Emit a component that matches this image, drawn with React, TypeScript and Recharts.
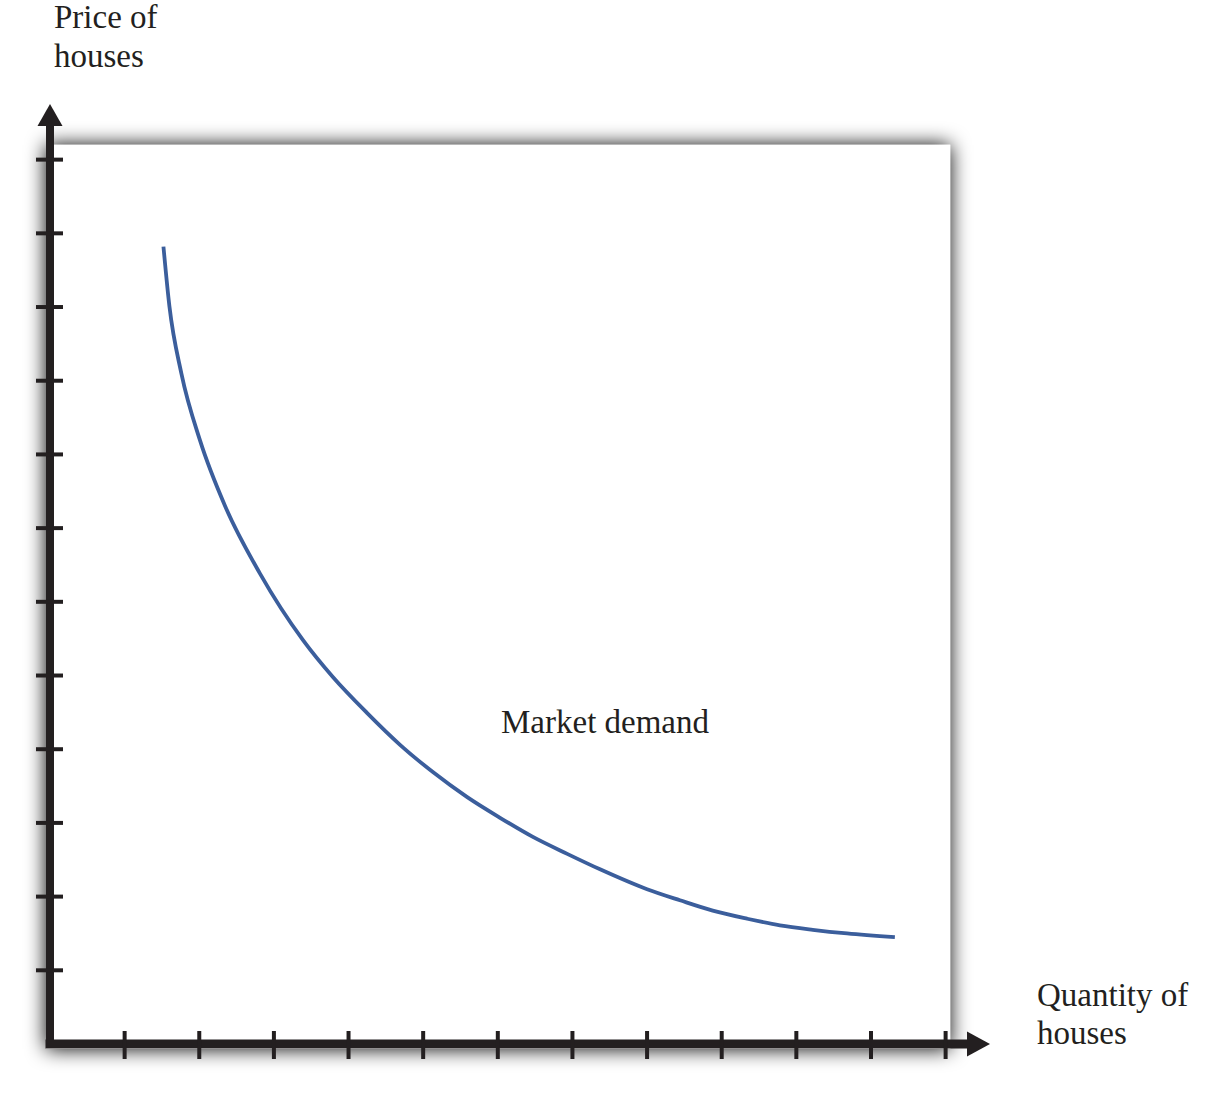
import { Line, LineChart, ReferenceArea, ReferenceDot, XAxis, YAxis } from "recharts";

// demand curve (quantity, price in tick units)
const quantity = [1.52, 1.6, 1.76, 2.01, 2.35, 2.81, 3.39, 3.79, 4.25, 4.69, 5.13, 5.59, 6.03, 6.47, 6.93, 7.37, 8.0, 8.44, 8.88, 9.34, 9.78, 10.22, 10.68, 11.32];
const price = [10.82, 10.01, 9.1, 8.19, 7.29, 6.39, 5.48, 4.98, 4.49, 4.06, 3.69, 3.35, 3.07, 2.81, 2.58, 2.37, 2.1, 1.95, 1.81, 1.7, 1.61, 1.55, 1.5, 1.45];

const xTicks = [1, 2, 3, 4, 5, 6, 7, 8, 9, 10, 11, 12];
const yTicks = [1, 2, 3, 4, 5, 6, 7, 8, 9, 10, 11, 12];

const xMax = 12.3; // arrow base
const yMax = 12.47;
const boxRight = 12.06;
const boxTop = 12.2;

const data = quantity.map((q, i) => ({ q, p: price[i] }));

const INK = "#231f20";
const BLUE = "#3b5e9c";
const FONT = "'Liberation Serif', 'Times New Roman', serif";

function XTick(props: any) {
  const { x, y } = props;
  return <line x1={x} x2={x} y1={y - 13} y2={y + 15} stroke={INK} strokeWidth={4} />;
}

function YTick(props: any) {
  const { x, y } = props;
  return <line x1={x - 14} x2={x + 13} y1={y} y2={y} stroke={INK} strokeWidth={4} />;
}

function ShadowBox(props: any) {
  const { x, y, width, height } = props;
  return (
    <g>
      <defs>
        <filter id="boxShadow" x="-10%" y="-10%" width="120%" height="120%">
          <feGaussianBlur in="SourceAlpha" stdDeviation="10" />
          <feComponentTransfer>
            <feFuncA type="linear" slope="1" />
          </feComponentTransfer>
          <feMerge>
            <feMergeNode />
            <feMergeNode in="SourceGraphic" />
          </feMerge>
        </filter>
      </defs>
      <rect x={x - 4} y={y} width={width + 4} height={height + 5} fill="#fff" filter="url(#boxShadow)" />
    </g>
  );
}

function UpArrow(props: any) {
  const { cx, cy } = props;
  return <polygon points={`${cx - 12.5},${cy + 1} ${cx + 12.5},${cy + 1} ${cx},${cy - 21}`} fill={INK} />;
}

function RightArrow(props: any) {
  const { cx, cy } = props;
  return <polygon points={`${cx - 1},${cy - 12.5} ${cx - 1},${cy + 12.5} ${cx + 22},${cy}`} fill={INK} />;
}

export default function App() {
  return (
    <div style={{ position: "absolute", left: 0, top: 0, width: 1206, height: 1097, background: "#fff" }}>
      <LineChart
        width={1206}
        height={1097}
        data={data}
        margin={{ top: 125, left: 49, right: 238, bottom: 52 }}
      >
        <ReferenceArea
          x1={0}
          x2={boxRight}
          y1={0}
          y2={boxTop}
          shape={ShadowBox}
          ifOverflow="visible"
          zIndex={-200}
        />
        <XAxis
          type="number"
          dataKey="q"
          domain={[0, xMax]}
          ticks={xTicks}
          allowDataOverflow
          height={1}
          tickSize={0}
          tickMargin={0}
          tickLine={false}
          tick={XTick}
          interval={0}
          axisLine={{ stroke: INK, strokeWidth: 9, strokeLinecap: "square" }}
        />
        <YAxis
          type="number"
          domain={[0, yMax]}
          ticks={yTicks}
          allowDataOverflow
          width={1}
          tickSize={0}
          tickMargin={0}
          tickLine={false}
          tick={YTick}
          interval={0}
          axisLine={{ stroke: INK, strokeWidth: 8, strokeLinecap: "square" }}
        />
        <Line
          type="monotoneX"
          dataKey="p"
          stroke={BLUE}
          strokeWidth={3.8}
          dot={false}
          activeDot={false}
          isAnimationActive={false}
        />
        <ReferenceDot x={0} y={yMax} r={0} shape={UpArrow} ifOverflow="visible" />
        <ReferenceDot x={xMax} y={0} r={0} shape={RightArrow} ifOverflow="visible" />
      </LineChart>
      <svg
        width={1206}
        height={1097}
        style={{ position: "absolute", left: 0, top: 0, pointerEvents: "none" }}
      >
        <g fontFamily={FONT} fontSize={33} fill={INK}>
          <text x={54} y={28}>Price of</text>
          <text x={54} y={67}>houses</text>
          <text x={501} y={733}>Market demand</text>
          <text x={1037} y={1006}>Quantity of</text>
          <text x={1037} y={1044}>houses</text>
        </g>
      </svg>
    </div>
  );
}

Work required. Everything from the first line to the line with "ReferenceDot, XAxis, YAxis" must be repeated exactly, and nothing else. Leave the pictures out.

Correct answer.
Emit a component that matches this image, drawn with React, TypeScript and Recharts.
import { Line, LineChart, ReferenceArea, ReferenceDot, XAxis, YAxis } from "recharts";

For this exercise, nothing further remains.